How To Use Custom Pillow Printing Services: FAQs
Should you start template-first or requirements-first?
Template-first is faster for simple name-and-icon designs. Requirements-first is safer when a service provides strict dimensions and safe zones, since it reduces resizing surprises later.
What file format is usually safest for pillow printing?
Many services accept PNG or JPG for straightforward designs, while PDF can help preserve sharp text and layout. The practical choice is the format the service requests, since mismatched formats can trigger reprocessing.
Is a full-bleed background a good idea for a child’s pillow?
Full-bleed backgrounds can look clean, but they are more sensitive to trimming and sewing variation. Designs with intentional margins are often more forgiving, especially when text is involved.

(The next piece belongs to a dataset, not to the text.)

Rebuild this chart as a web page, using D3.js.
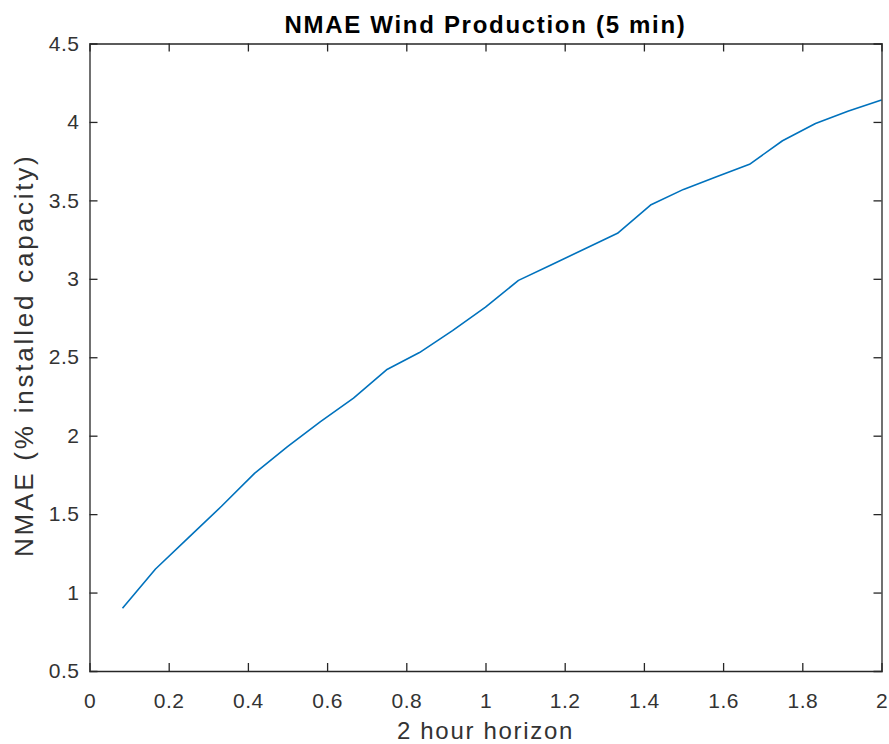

When is two-sided printing worth it?
Two-sided designs can add personality, but they also double proofing work. A common compromise is a strong front design and a simple back element (small icon, initials, or pattern).
Should designs be photo-based or graphic-based for kids’ rooms?
Graphic designs with bold shapes and clear text often hold up well on fabric. Photo-based designs can work if the image is high resolution and the layout avoids small text over busy backgrounds.